Si consideramos el papel que han tenido a la hora de crear las mejores bebidas del mundo, es un milagro que haya algún botánico sobrio.” La frase, encantadora, compra al lector al milisegundo de haberla visto en Botánica para bebedores, escrito por Amy Stewart y recientemente publicado en Argentina por el sello Fun&Food, de la editorial Salamandra. No es estrictamente un manual, aunque describe someramente los procesos de producción de un centenar de variedades de bebidas con alcohol e incluye decenas de recetas de tragos (algunos irreproducibles sin recurrir a productos importados). No es una guía, aunque pueda armarse una grilla de bebidas por probar a partir de él. Y tampoco es una colección de curiosidades, aunque Stewart las distribuya bien en cada apartado, y a veces den risa las explicaciones de, por ejemplo, por qué en inglés a la graduación alcohólica se le dice proof.

Lo que sí es Botánica para bebedores es una suerte de revelación: la de que una licorería es, en realidad, una huerta o un vivero transformados.
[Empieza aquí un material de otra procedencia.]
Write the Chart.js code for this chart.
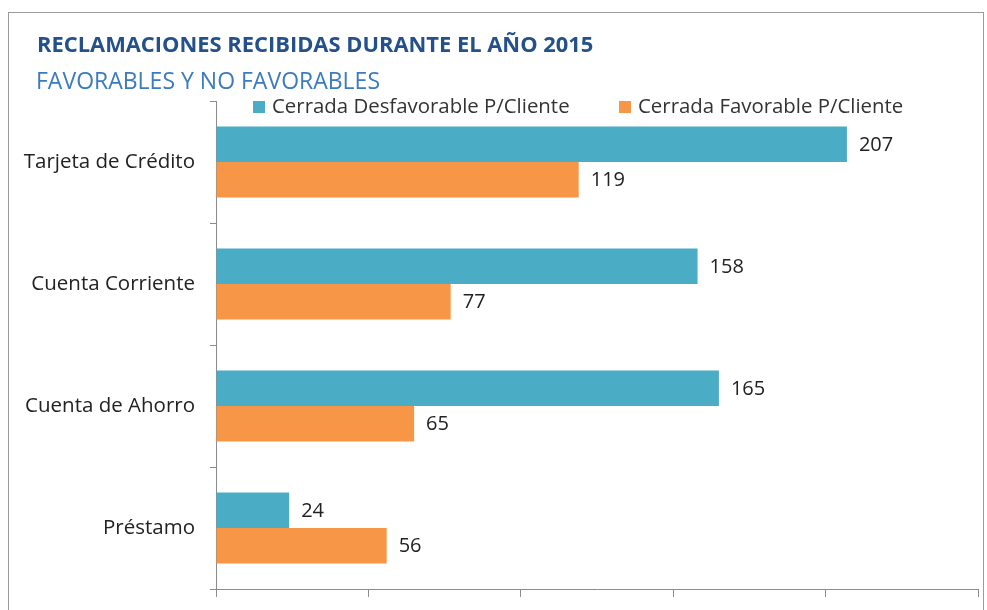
<!DOCTYPE html>
<html>
<head>
<meta charset="utf-8">
<script src="https://cdn.jsdelivr.net/npm/chart.js@4"></script>
<style>
  html, body { margin: 0; padding: 0; background: #fff; overflow: hidden; }
  canvas { display: block; }
</style>
</head>
<body>
<canvas id="graph" width="987" height="610"></canvas>
<script>
// data
const categories = ['Tarjeta de Crédito', 'Cuenta Corriente', 'Cuenta de Ahorro', 'Préstamo'];
const seriesNames = ['Cerrada Desfavorable P/Cliente', 'Cerrada Favorable P/Cliente'];
const desfavorable = [207, 158, 165, 24];
const favorable = [119, 77, 65, 56];
const xTicks = [0, 50, 100, 150, 200, 250];

const titleText = 'RECLAMACIONES RECIBIDAS DURANTE EL AÑO 2015';
const subtitleText = 'FAVORABLES Y NO FAVORABLES';

const teal = '#4BACC6';
const orange = '#F79646';
const fontFam = '"Open Sans", "Noto Sans", sans-serif';

// border, titles, legend and value labels
const decor = {
    id: 'decor',
    beforeDraw(chart) {
        const c = chart.ctx;
        c.save();
        c.fillStyle = '#fff';
        c.fillRect(0, 0, chart.width, chart.height);
        c.strokeStyle = '#9a9a9a';
        c.lineWidth = 1;
        c.strokeRect(8.5, 12.5, 975, 640);
        c.restore();
    },
    afterDraw(chart) {
        const c = chart.ctx;
        const area = chart.chartArea;
        c.save();
        c.textBaseline = 'middle';
        c.textAlign = 'left';
        c.fillStyle = '#24518A';
        c.font = 'bold 21.9px ' + fontFam;
        c.fillText(titleText, 37, 46);
        c.fillStyle = '#3B7BBF';
        c.font = '23px ' + fontFam;
        c.fillText(subtitleText, 36, 82);

        // legend
        c.font = '20.4px ' + fontFam;
        const legendX = [area.left + 37, area.left + 403];
        chart.data.datasets.forEach((ds, i) => {
            c.fillStyle = ds.backgroundColor;
            c.fillRect(legendX[i], 101, 12, 12);
            c.fillStyle = '#333';
            c.fillText(ds.label, legendX[i] + 19, 107);
        });

        // value labels
        c.fillStyle = '#222';
        c.font = '20px ' + fontFam;
        chart.data.datasets.forEach((ds, i) => {
            chart.getDatasetMeta(i).data.forEach((bar, j) => {
                c.fillText(String(ds.data[j]), bar.x + 12, bar.y + 1);
            });
        });
        c.restore();
    }
};

const ctx = document.getElementById('graph').getContext('2d');
const chart = new Chart(ctx, {
    type: 'bar',
    data: {
        labels: categories,
        datasets: [{
            label: seriesNames[0],
            data: desfavorable,
            backgroundColor: teal,
            barPercentage: 1,
            categoryPercentage: 0.58
        }, {
            label: seriesNames[1],
            data: favorable,
            backgroundColor: orange,
            barPercentage: 1,
            categoryPercentage: 0.58
        }]
    },
    options: {
        indexAxis: 'y',
        responsive: false,
        devicePixelRatio: 1,
        animation: false,
        layout: { padding: { top: 101, right: 9, left: 0, bottom: 0 } },
        plugins: {
            legend: { display: false },
            title: { display: false },
            tooltip: { enabled: false }
        },
        scales: {
            x: {
                min: xTicks[0],
                max: xTicks[xTicks.length - 1],
                afterBuildTicks(scale) {
                    scale.ticks = xTicks.map(v => ({ value: v }));
                },
                ticks: { display: false },
                grid: { drawOnChartArea: false, drawTicks: true, tickLength: 8, color: '#8c8c8c' },
                border: { color: '#8c8c8c' },
                afterFit(scale) { scale.height = 21; }
            },
            y: {
                ticks: {
                    color: '#222',
                    padding: 15,
                    font: { family: fontFam, size: 20.5 }
                },
                grid: { drawOnChartArea: false, tickLength: 6, color: '#8c8c8c', offset: true },
                border: { color: '#8c8c8c' },
                afterFit(scale) {
                    scale.width = 216;
                    scale.paddingTop = 0;
                    scale.paddingBottom = 0;
                }
            }
        }
    },
    plugins: [decor]
});
</script>
</body>
</html>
Sea por fermentación o destilado, casi todo lo que nos metemos entre pecho y espalda, si tiene una mínima graduación alcohólica, salió de una planta y del bicho vivo más antiguamente domesticado: una bacteria.

Así las cosas, el libro recorre primero las plantas más populares para ser transformadas en alcohol, como la cebada --¡yay! ¡cerveza!--, la uva --¡mmm... vino!--, el trigo, la papa o el sorgo, que resulta ser un cereal muy usado para hacer birra y otras cosas en África y Asia. Después algunas plantas más raras para obtener escabio: la araucaria, por mencionar alguna relativamente cercana. Sigue con los vegetales que se usan para aromatizar bebidas, desde frutos secos y semillas hasta flores, hierbas y especias. Y finalmente --tópico fácil de imaginar para el bebedor social de boliches y demás-- lo que agregamos en los cócteles: más aromáticas, más flores, más árboles y frutos de todo tipo. Aquí incluso con algunos consejos de cultivo.

Entre las recetas de tragos, algunas llaman mucho la atención, como el Martini de lavanda. El único obstáculo que plantean es que se ofrecen con marcas particulares de bebidas, en general asociadas no sólo a una variedad de alcohol sino además a un tipo de sabor dado por un aromatizante específico que no siempre es tan común en el mercado (ni el local ni en el norteamericano ni en el europeo). La creatividad para reemplazar elementos faltantes, sin embargo, es marca registrada del buen bebedor. Y como explica bien Stewart, es un rasgo indispensable de cuantos hombres y mujeres dedicaron su vida a producir espirituosas. ¡Chin chin!